Day 25: Being ‘Notgoodenough’.
Being ‘Notgoodenough’, and secretly the Winner. This is a start in opening up a point that has been shrouded, protected by shame, and I see it turning up in instances right through my life, and I recognize it as a central theme. The issues of procrastination, laziness, and regret, that I have explored in previous blogs all seem to fit into this as aspects of this larger system.
Interesting how in absorbing this assessment of self of not being good enough the words should form into a self definition as, ‘I’ ‘Am’ ‘Notgoodenough’. Within that statement of who I am I see and recognize now this energetic ‘I’ of consciousness choosing to become and live within the structure of as Notgoodenough. I have not yet traced this back to a first moment that I said, ok, this is who I am, this is how I am going to get my energy to survive, but I see myself in various settings, standing apart from a group, as ‘Notgoodenough’, the definition written beneath each setting, being ‘Notgoodenough’ at… whatever. So like in this one; here is ‘Notgoodenough’ at, riding a bicycle, in which ‘Notgoodenough’ is not actually riding a bicycle but standing on the edge of the playground watching others riding theirs’. My history looks like a repeated image of self as ‘Notgoodenough’ standing at the side of things.
Negative experiences of this as less-than, regret, self-pity, shame, self anger, self hatred, ruthless self judgement, blame and spite, fear. The self judgement carries positive properties because in viciously devouring myself I am being very ‘good’ at it, rejoicing in self righteousness and hope. Totally engulfed in energetic being, I am standing at the side of god, and right, ‘at the side of’ this being that doesn’t exist, pouring scorn on myself. So in this part of the cycle, how to profit and reap a reward; justify the negative, from I can’t compete as a loser, ‘I could have been a contender’ as regret, I change the definition of the situation in my mind world into, different rules of the game, into ‘I am getting away with it’, ‘I have won because I don’t have to do anything’, and …‘this world has nothing to do with me’.
So through trickery and self deceit I secretly win the competition. In the new position of ‘not having to do anything’, comes the justification of procrastination and the development of laziness, and comes along a retirement from activity and base setting of boredom and soon enough, an energetic refill becomes necessary, entertainment or self flagellation, and back through the paths of regret.

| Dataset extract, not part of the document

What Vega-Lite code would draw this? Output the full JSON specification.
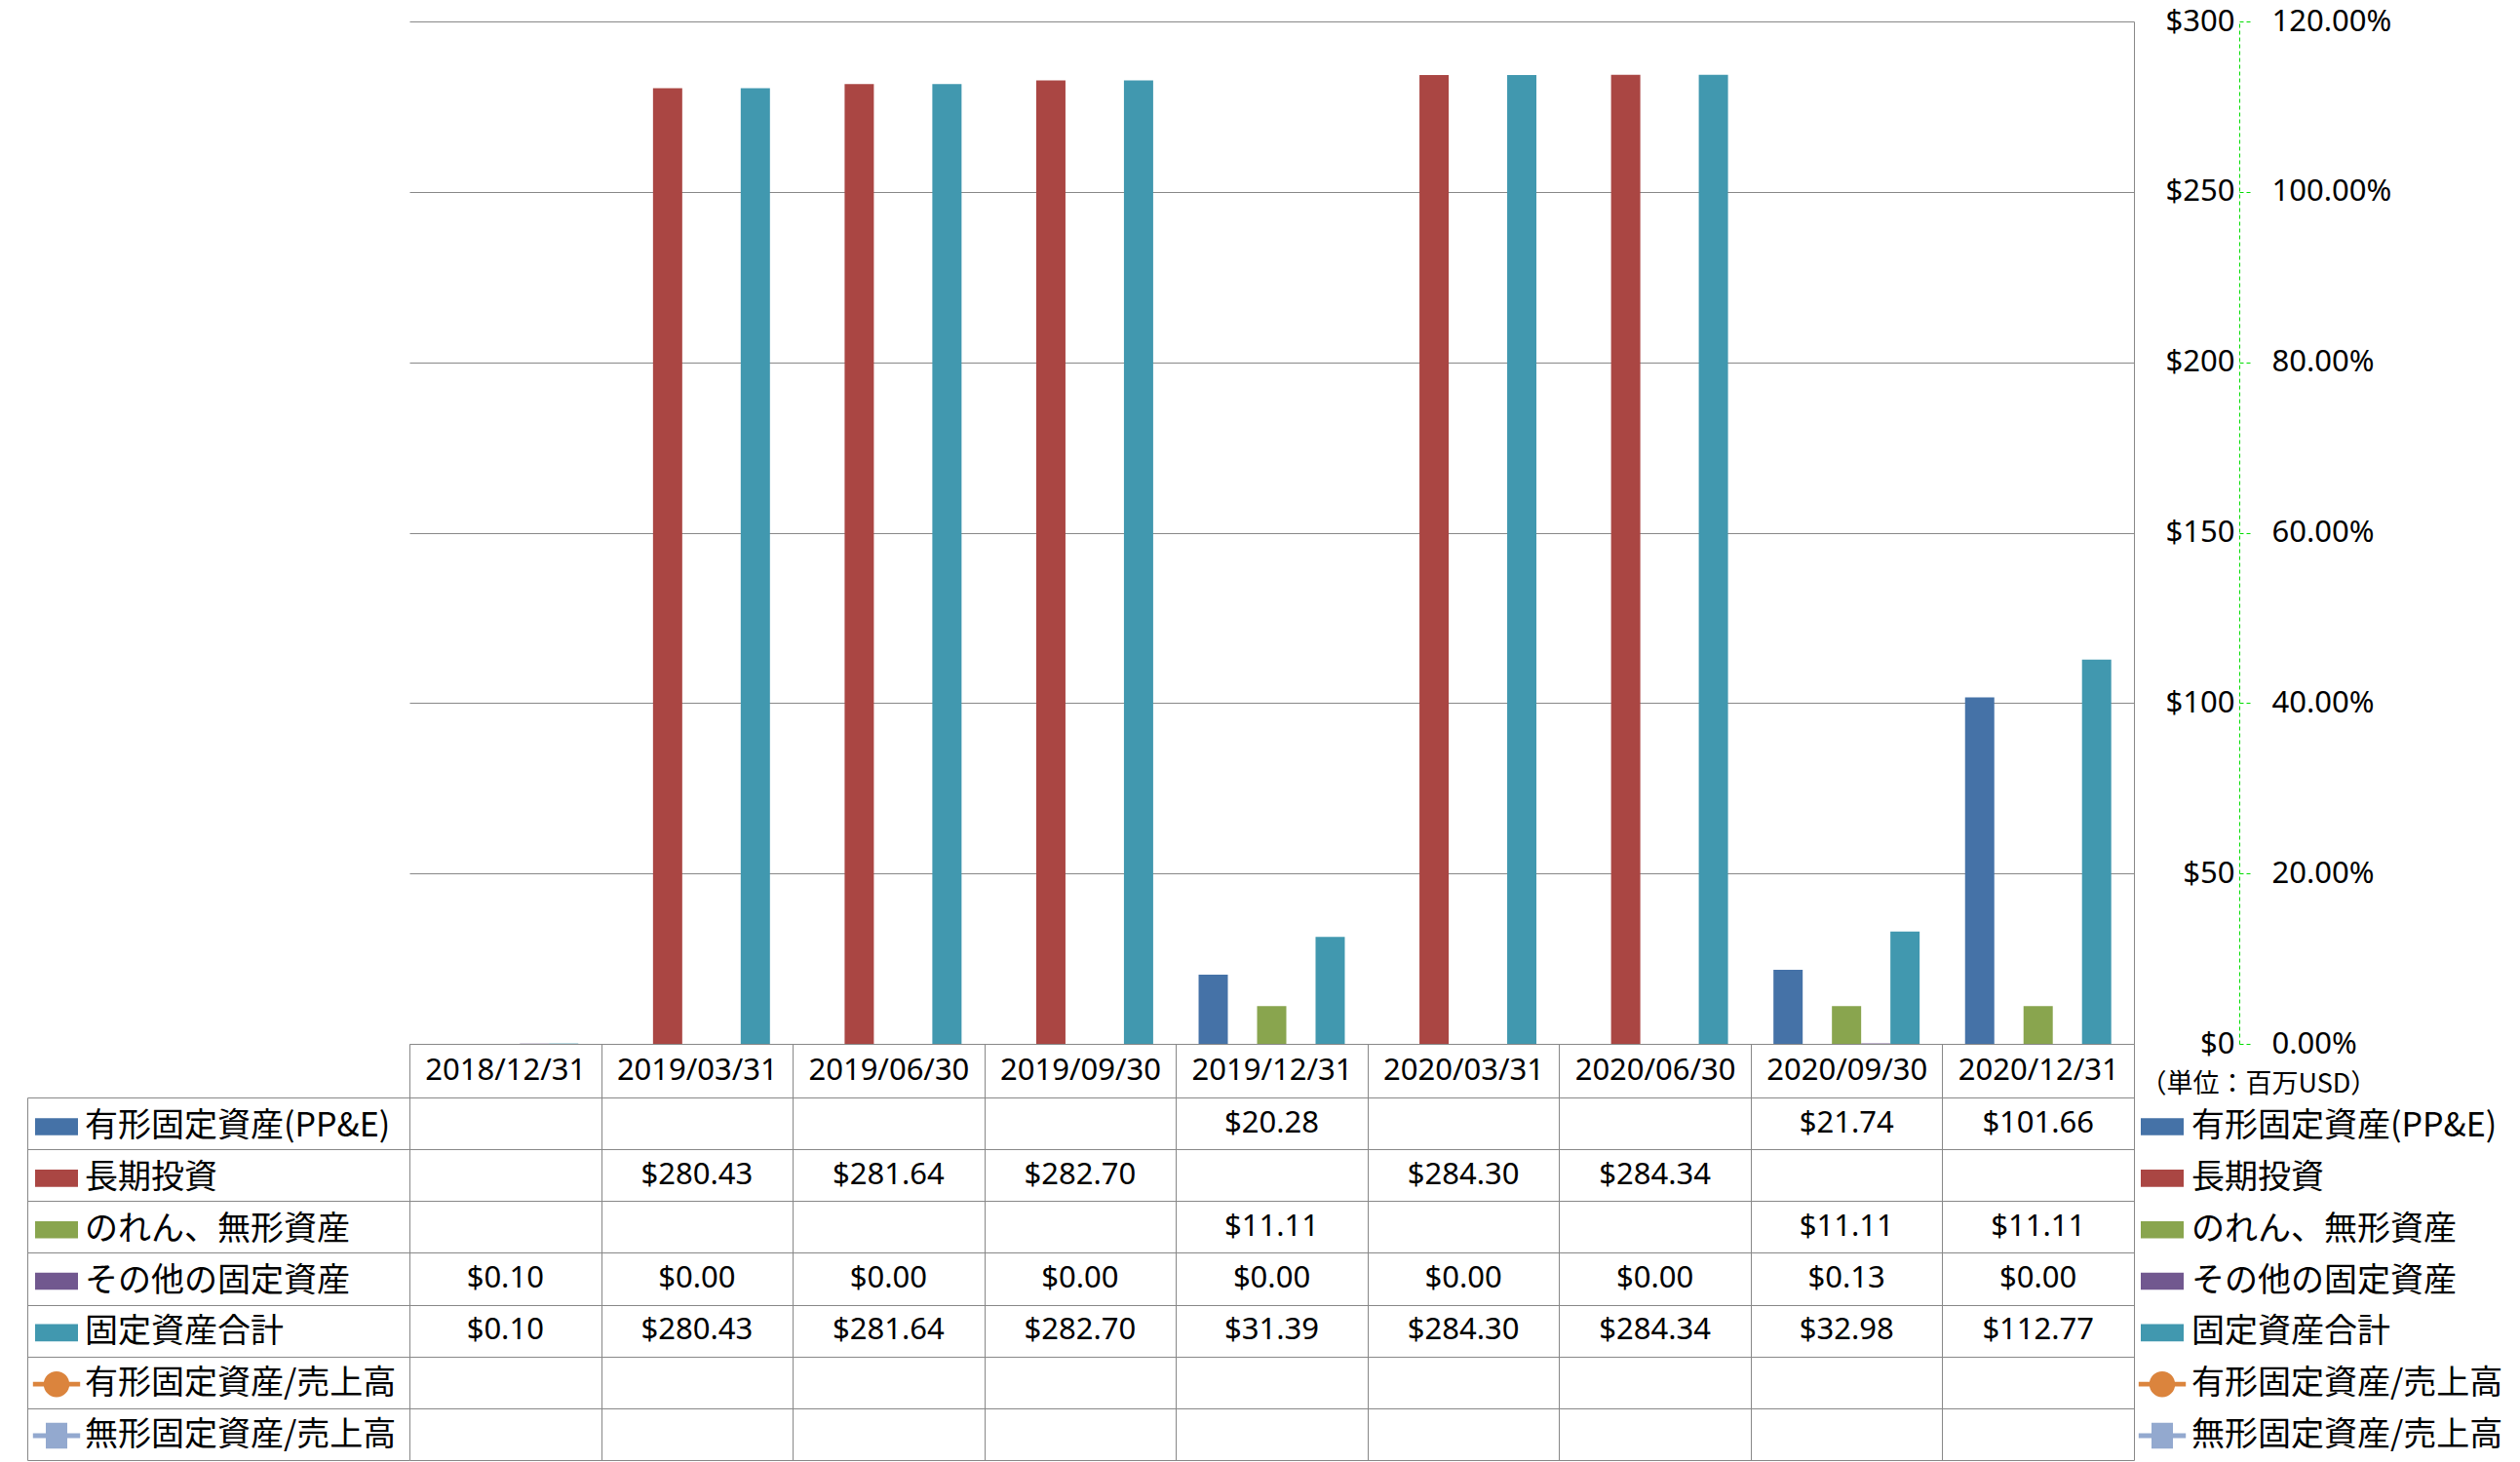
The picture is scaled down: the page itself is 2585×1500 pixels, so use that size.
{
  "$schema": "https://vega.github.io/schema/vega-lite/v6.json",
  "autosize": {"type": "none"},
  "padding": {"left": 420, "top": 22, "right": 396, "bottom": 2},
  "width": 1769,
  "height": 1476,
  "background": "#ffffff",
  "config": {
    "view": {"stroke": null},
    "font": "Noto Sans",
    "axis": {"labelColor": "#000000", "titleColor": "#000000"}
  },
  "data": {
    "values": [
      {"date": "2019/12/31", "series": "有形固定資産(PP&E)", "value": 20.28},
      {"date": "2020/09/30", "series": "有形固定資産(PP&E)", "value": 21.74},
      {"date": "2020/12/31", "series": "有形固定資産(PP&E)", "value": 101.66},
      {"date": "2019/03/31", "series": "長期投資", "value": 280.43},
      {"date": "2019/06/30", "series": "長期投資", "value": 281.64},
      {"date": "2019/09/30", "series": "長期投資", "value": 282.70},
      {"date": "2020/03/31", "series": "長期投資", "value": 284.30},
      {"date": "2020/06/30", "series": "長期投資", "value": 284.34},
      {"date": "2019/12/31", "series": "のれん、無形資産", "value": 11.11},
      {"date": "2020/09/30", "series": "のれん、無形資産", "value": 11.11},
      {"date": "2020/12/31", "series": "のれん、無形資産", "value": 11.11},
      {"date": "2018/12/31", "series": "その他の固定資産", "value": 0.10},
      {"date": "2019/03/31", "series": "その他の固定資産", "value": 0.00},
      {"date": "2019/06/30", "series": "その他の固定資産", "value": 0.00},
      {"date": "2019/09/30", "series": "その他の固定資産", "value": 0.00},
      {"date": "2019/12/31", "series": "その他の固定資産", "value": 0.00},
      {"date": "2020/03/31", "series": "その他の固定資産", "value": 0.00},
      {"date": "2020/06/30", "series": "その他の固定資産", "value": 0.00},
      {"date": "2020/09/30", "series": "その他の固定資産", "value": 0.13},
      {"date": "2020/12/31", "series": "その他の固定資産", "value": 0.00},
      {"date": "2018/12/31", "series": "固定資産合計", "value": 0.10},
      {"date": "2019/03/31", "series": "固定資産合計", "value": 280.43},
      {"date": "2019/06/30", "series": "固定資産合計", "value": 281.64},
      {"date": "2019/09/30", "series": "固定資産合計", "value": 282.70},
      {"date": "2019/12/31", "series": "固定資産合計", "value": 31.39},
      {"date": "2020/03/31", "series": "固定資産合計", "value": 284.30},
      {"date": "2020/06/30", "series": "固定資産合計", "value": 284.34},
      {"date": "2020/09/30", "series": "固定資産合計", "value": 32.98},
      {"date": "2020/12/31", "series": "固定資産合計", "value": 112.77},
      {"date": "2018/12/31", "series": "有形固定資産/売上高", "value": null},
      {"date": "2019/03/31", "series": "有形固定資産/売上高", "value": null},
      {"date": "2019/06/30", "series": "有形固定資産/売上高", "value": null},
      {"date": "2019/09/30", "series": "有形固定資産/売上高", "value": null},
      {"date": "2019/12/31", "series": "有形固定資産/売上高", "value": null},
      {"date": "2020/03/31", "series": "有形固定資産/売上高", "value": null},
      {"date": "2020/06/30", "series": "有形固定資産/売上高", "value": null},
      {"date": "2020/09/30", "series": "有形固定資産/売上高", "value": null},
      {"date": "2020/12/31", "series": "有形固定資産/売上高", "value": null},
      {"date": "2018/12/31", "series": "無形固定資産/売上高", "value": null},
      {"date": "2019/03/31", "series": "無形固定資産/売上高", "value": null},
      {"date": "2019/06/30", "series": "無形固定資産/売上高", "value": null},
      {"date": "2019/09/30", "series": "無形固定資産/売上高", "value": null},
      {"date": "2019/12/31", "series": "無形固定資産/売上高", "value": null},
      {"date": "2020/03/31", "series": "無形固定資産/売上高", "value": null},
      {"date": "2020/06/30", "series": "無形固定資産/売上高", "value": null},
      {"date": "2020/09/30", "series": "無形固定資産/売上高", "value": null},
      {"date": "2020/12/31", "series": "無形固定資産/売上高", "value": null}
    ]
  },
  "encoding": {
    "x": {
      "field": "date", "type": "nominal",
      "scale": {"type": "band", "paddingInner": 0, "paddingOuter": 0},
      "axis": {
        "orient": "bottom", "offset": -427, "tickBand": "extent", "tickSize": 427,
        "ticks": true, "domain": true,
        "tickColor": "#888888", "tickWidth": 1, "domainColor": "#888888", "domainWidth": 1,
        "labels": true, "labelPadding": -400, "labelBaseline": "middle", "labelAngle": 0, "labelAlign": "center",
        "labelFontSize": 31, "labelFont": "Noto Sans", "labelColor": "#000000",
        "title": null, "grid": false, "labelOverlap": false
      }
    }
  },
  "layer": [
    {
      "transform": [{"filter": {"field": "series", "oneOf": ["有形固定資産(PP&E)", "長期投資", "のれん、無形資産", "その他の固定資産", "固定資産合計"]}}],
      "mark": {"type": "bar"},
      "encoding": {
        "xOffset": {
          "field": "series", "type": "nominal",
          "scale": {"domain": ["有形固定資産(PP&E)", "長期投資", "のれん、無形資産", "その他の固定資産", "固定資産合計"], "paddingInner": 0, "paddingOuter": 0.777}
        },
        "y": {
          "field": "value", "type": "quantitative",
          "scale": {"domain": [0, 300], "range": [1049, 0], "nice": false, "zero": true},
          "axis": {
            "orient": "right", "values": [0, 50, 100, 150, 200, 250, 300],
            "labelExpr": "'$' + datum.value",
            "grid": true, "gridColor": "#888888", "gridWidth": 1,
            "ticks": false, "tickSize": 0, "domain": true, "domainColor": "#888888", "domainWidth": 1,
            "labelAlign": "right", "labelPadding": 103, "labelBaseline": "middle",
            "labelFontSize": 31, "labelFont": "Noto Sans", "labelColor": "#000000",
            "title": "（単位：百万USD）", "titleAngle": 0, "titleX": 6, "titleY": 1090,
            "titleAlign": "left", "titleBaseline": "middle", "titleFontSize": 27,
            "titleFontWeight": "normal", "titleFont": "Noto Sans CJK JP", "titleColor": "#000000"
          }
        },
        "color": {
          "field": "series", "type": "nominal",
          "scale": {
            "domain": ["有形固定資産(PP&E)", "長期投資", "のれん、無形資産", "その他の固定資産", "固定資産合計", "有形固定資産/売上高", "無形固定資産/売上高"],
            "range": ["#4572A7", "#AA4643", "#89A54E", "#71588F", "#4198AF", "#DB843D", "#93A9CF"]
          },
          "legend": {
            "orient": "none", "legendX": -384, "legendY": 1112, "title": null, "padding": 0,
            "symbolSize": 1936, "symbolStrokeWidth": 0, "rowPadding": 13.84,
            "labelFont": "Noto Sans CJK JP", "labelFontSize": 34, "labelLimit": 0, "labelOffset": 7, "labelColor": "#000000",
            "symbolOpacity": 1,
            "encode": {"symbols": {"update": {"shape": {"signal": "datum.value === '有形固定資産/売上高' ? 'M-1.1,-0.11H1.1V0.11H-1.1Z M-0.6,0A0.6,0.6 0 1,1 0.6,0A0.6,0.6 0 1,1 -0.6,0Z' : datum.value === '無形固定資産/売上高' ? 'M-1.1,-0.11H1.1V0.11H-1.1Z M-0.5,-0.6H0.5V0.6H-0.5Z' : 'M-1,-0.4H1V0.4H-1Z'"}}}}
          }
        }
      }
    },
    {
      "transform": [{"filter": "datum.value != null"}],
      "mark": {"type": "text", "font": "Noto Sans", "fontSize": 31, "color": "#000000", "baseline": "middle", "align": "center"},
      "encoding": {
        "y": {
          "field": "series", "type": "nominal",
          "scale": {
            "type": "band",
            "domain": ["有形固定資産(PP&E)", "長期投資", "のれん、無形資産", "その他の固定資産", "固定資産合計", "有形固定資産/売上高", "無形固定資産/売上高"],
            "range": [1104, 1476], "paddingInner": 0, "paddingOuter": 0
          },
          "axis": {
            "orient": "left", "offset": 392, "tickSize": -392, "tickBand": "extent",
            "tickColor": "#888888", "tickWidth": 1, "labels": false,
            "domain": true, "domainColor": "#888888", "domainWidth": 1,
            "grid": true, "gridColor": "#888888", "gridWidth": 1, "title": null
          }
        },
        "text": {"field": "value", "type": "quantitative", "format": "$.2f"}
      }
    },
    {
      "transform": [{"filter": {"field": "series", "oneOf": ["有形固定資産/売上高", "無形固定資産/売上高"]}}],
      "mark": {"type": "point", "filled": true, "opacity": 1},
      "encoding": {
        "y": {
          "field": "value", "type": "quantitative",
          "scale": {"domain": [0, 1.2], "range": [1049, 0], "nice": false, "zero": true},
          "axis": {
            "orient": "right", "offset": 108, "values": [0, 0.2, 0.4, 0.6, 0.8, 1.0, 1.2], "format": ".2%",
            "grid": false, "domain": true, "domainColor": "#00DD00", "domainDash": [4, 3], "domainWidth": 1,
            "ticks": true, "tickSize": 11, "tickColor": "#00DD00", "tickDash": [4, 3], "tickWidth": 1,
            "labelPadding": 22, "labelAlign": "left", "labelBaseline": "middle",
            "labelFontSize": 31, "labelFont": "Noto Sans", "labelColor": "#000000", "title": null
          }
        },
        "color": {
          "field": "series", "type": "nominal",
          "scale": {
            "domain": ["有形固定資産(PP&E)", "長期投資", "のれん、無形資産", "その他の固定資産", "固定資産合計", "有形固定資産/売上高", "無形固定資産/売上高"],
            "range": ["#4572A7", "#AA4643", "#89A54E", "#71588F", "#4198AF", "#DB843D", "#93A9CF"]
          },
          "legend": {
            "orient": "none", "legendX": 1776, "legendY": 1112, "title": null, "padding": 0,
            "symbolSize": 1936, "symbolStrokeWidth": 0, "rowPadding": 13.84,
            "labelFont": "Noto Sans CJK JP", "labelFontSize": 34, "labelLimit": 0, "labelOffset": 8, "labelColor": "#000000",
            "symbolOpacity": 1,
            "encode": {"symbols": {"update": {"shape": {"signal": "datum.value === '有形固定資産/売上高' ? 'M-1.1,-0.11H1.1V0.11H-1.1Z M-0.6,0A0.6,0.6 0 1,1 0.6,0A0.6,0.6 0 1,1 -0.6,0Z' : datum.value === '無形固定資産/売上高' ? 'M-1.1,-0.11H1.1V0.11H-1.1Z M-0.5,-0.6H0.5V0.6H-0.5Z' : 'M-1,-0.4H1V0.4H-1Z'"}}}}
          }
        }
      }
    }
  ],
  "resolve": {
    "scale": {"y": "independent", "color": "independent"},
    "axis": {"y": "independent"},
    "legend": {"color": "independent"}
  }
}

So competition in doing the least, according to the insane rules of this energy system, in which I become the elite, in doing nothing. Self hatred and totally anti self life would exist within the unconscious, bursts of inturned rage with self, stabs of shock fear in momentary consciousness of suppressed images and memories of points of self judgement, self condemnation and self victimhood. Sometimes I would react to one of these stabs by coming to a complete standstill, frozen, a shock of fear that came and went, another chance to self undermine and mine the substance to refuel the cycle. Into where, a medium of excuses and justifications and self manipulations to bring about the positivity and evolution of this self as energy in having won by secret rules.
Looking for loop holes in the law, for the purpose of fulfiilling the needs of self interest within the actual rules of the school system, and so being ‘untouchable’, I see images of myself in school winning by being outrageous; like singing very loudly, off-key, and half a beat or two behind the others, slipping the wrong words into psalms, clapping ridiculously loud and long, or laughing really loud and long at the wrong moments, wearing hair not merely short but cut off altogether, wearing the school uniform, but not as we would know it, playing truant while apparently studying hard in libraries that did not exist, feigning sickness or injury ‘to get out of’ physical activity. The evolution of the artful dodger through the being of ‘Notgoodenough’.
It seems to be supportive for me to make an outline of all these points, get a perspective on these relationships I have made, which fit together in this network. Understanding that the workings of this machinery are limited in nature makes me realize how I can in fact stand up and become one and equal to this system and change it, so I commit myself to change remove this limitation on myself, and move my starting point out of this system of energy as self interest that I have lived and so become.